In the listing below, locate the lines that hold "matplotlib" and copy them.

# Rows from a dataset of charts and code

---------------

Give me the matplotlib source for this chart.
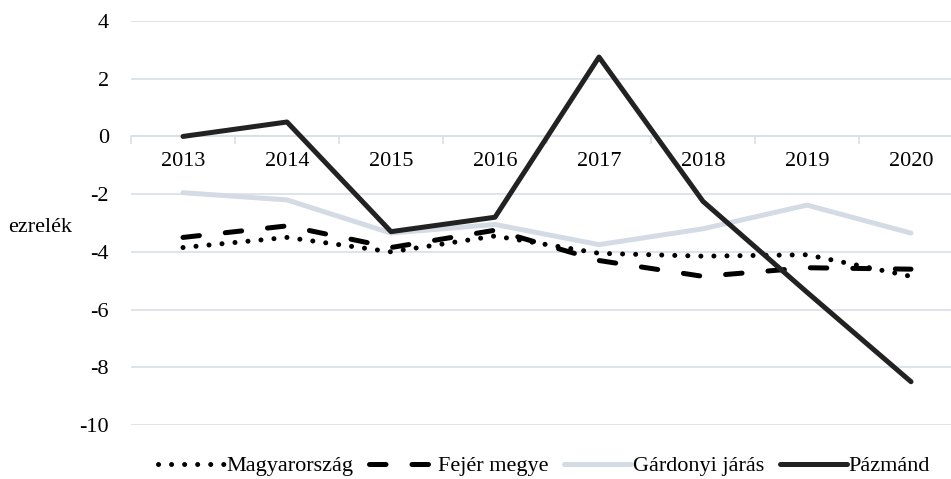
import numpy as np
import matplotlib
matplotlib.use('Agg')
import matplotlib.pyplot as plt

plt.rcParams['font.family'] = ['Liberation Serif', 'DejaVu Serif']

years = ['2013', '2014', '2015', '2016', '2017', '2018', '2019', '2020']
magyarorszag = [-3.85, -3.5, -4.0, -3.45, -4.05, -4.15, -4.1, -4.85]
fejer = [-3.5, -3.1, -3.85, -3.25, -4.3, -4.85, -4.55, -4.6]
gardonyi = [-1.95, -2.2, -3.35, -3.05, -3.75, -3.2, -2.38, -3.35]
pazmand = [0.0, 0.5, -3.3, -2.8, 2.75, -2.25, -5.4, -8.5]

grid_col = '#d9dee7'
x = np.arange(len(years))
fs = 16
lw = 3.6

fig = plt.figure(figsize=(9.51, 4.79), dpi=100)
ax = fig.add_axes([131/951, 54/479, 832/951, 404/479])

ax.plot(x, gardonyi, color='#d5dbe5', lw=lw, solid_capstyle='round', label='Gárdonyi járás', zorder=3)
ax.plot(x, magyarorszag, color='black', lw=lw, linestyle=(0, (0.01, 2.6)),
        dash_capstyle='round', label='Magyarország', zorder=4)
ax.plot(x, fejer, color='black', lw=lw, linestyle=(0, (3.3, 5.2)),
        dash_capstyle='round', label='Fejér megye', zorder=4)
ax.plot(x, pazmand, color='#222222', lw=lw, solid_capstyle='round', label='Pázmánd', zorder=5)

ax.set_xlim(-0.5, len(years) - 0.5)
ax.set_ylim(-10, 4)
ax.set_yticks(np.arange(-10, 5, 2))
ax.set_yticklabels([str(v) for v in range(-10, 5, 2)])
ax.yaxis.grid(True, color=grid_col, lw=1.2)
ax.set_axisbelow(True)

for s in ['top', 'right', 'left']:
    ax.spines[s].set_visible(False)
ax.spines['bottom'].set_position(('data', 0))
ax.spines['bottom'].set_color(grid_col)
ax.spines['bottom'].set_linewidth(1.2)

ax.set_xticks(x)
ax.set_xticklabels(years)
ax.set_xticks(np.arange(-0.5, len(years), 1), minor=True)
ax.tick_params(axis='x', which='major', length=0, pad=11, labelsize=fs)
ax.tick_params(axis='x', which='minor', length=6, width=1.2, color=grid_col, direction='out')
ax.tick_params(axis='y', length=0, pad=16, labelsize=fs)

fig.text(8/951, 1 - 227/479, 'ezrelék', fontsize=fs, va='center', ha='left')

handles, labels = ax.get_legend_handles_labels()
order = [1, 2, 0, 3]
fig.legend([handles[i] for i in order], [labels[i] for i in order],
           loc='center', bbox_to_anchor=(544/951, 1 - 466/479), ncol=4, frameon=False,
           fontsize=fs, handlelength=3.0, handletextpad=0.1, columnspacing=0.7)

fig.savefig('out.png', dpi=100)
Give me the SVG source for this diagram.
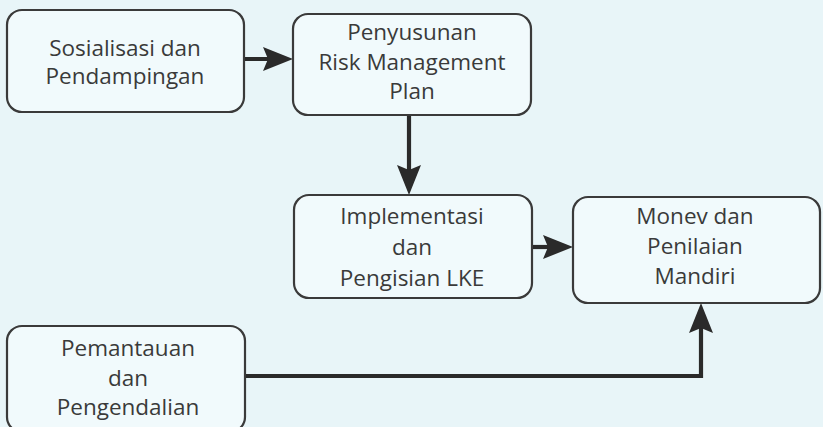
<svg xmlns="http://www.w3.org/2000/svg" width="823" height="427" viewBox="0 0 823 427">
<style>
.box{fill:#f1fafc;stroke:#3a3a3a;stroke-width:2.2}
.t{font-family:"Open Sans","Noto Sans","Liberation Sans",sans-serif;font-size:22.5px;fill:#3a3a3a;text-anchor:middle}
.c{fill:none;stroke:#2a2a2a;stroke-width:4.2}
</style>
<defs>
<marker id="ah" markerUnits="userSpaceOnUse" markerWidth="30" markerHeight="26" viewBox="0 0 30 26" refX="20" refY="13" orient="auto">
<path d="M0,1 L30,13 L0,25 L5,13 z" fill="#2a2a2a"/>
</marker>
</defs>
<rect width="823" height="427" fill="#e8f5f8"/>
<g id="connectors">
<path class="c" d="M244,59 H283" marker-end="url(#ah)"/>
<path class="c" d="M409,115 V185" marker-end="url(#ah)"/>
<path class="c" d="M532,247 H563" marker-end="url(#ah)"/>
<path class="c" d="M245,376 H701 V313" marker-end="url(#ah)"/>
</g>
<g id="n1">
<rect class="box" x="7" y="10" width="237" height="102" rx="15"/>
<text class="t" x="125" y="56">Sosialisasi dan</text>
<text class="t" x="125" y="84">Pendampingan</text>
</g>
<g id="n2">
<rect class="box" x="293" y="14" width="238" height="101" rx="15"/>
<text class="t" x="412" y="40">Penyusunan</text>
<text class="t" x="412" y="70">Risk Management</text>
<text class="t" x="412" y="99">Plan</text>
</g>
<g id="n3">
<rect class="box" x="294" y="195" width="238" height="103" rx="15"/>
<text class="t" x="412" y="224">Implementasi</text>
<text class="t" x="412" y="255">dan</text>
<text class="t" x="412" y="286">Pengisian LKE</text>
</g>
<g id="n4">
<rect class="box" x="573" y="197" width="247" height="106" rx="15"/>
<text class="t" x="695" y="224">Monev dan</text>
<text class="t" x="695" y="254">Penilaian</text>
<text class="t" x="695" y="284">Mandiri</text>
</g>
<g id="n5">
<rect class="box" x="7" y="326" width="238" height="106" rx="15"/>
<text class="t" x="128" y="356">Pemantauan</text>
<text class="t" x="128" y="386">dan</text>
<text class="t" x="128" y="415">Pengendalian</text>
</g>
</svg>
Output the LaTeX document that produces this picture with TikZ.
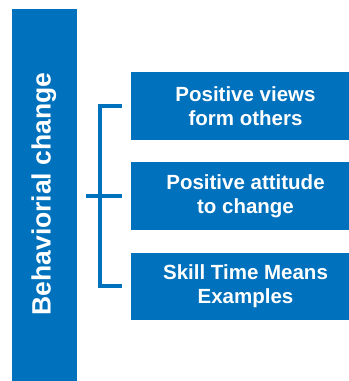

---------------

# Output of the exercise
Give me the matplotlib source for this chart.
import matplotlib
matplotlib.use('Agg')
import matplotlib.pyplot as plt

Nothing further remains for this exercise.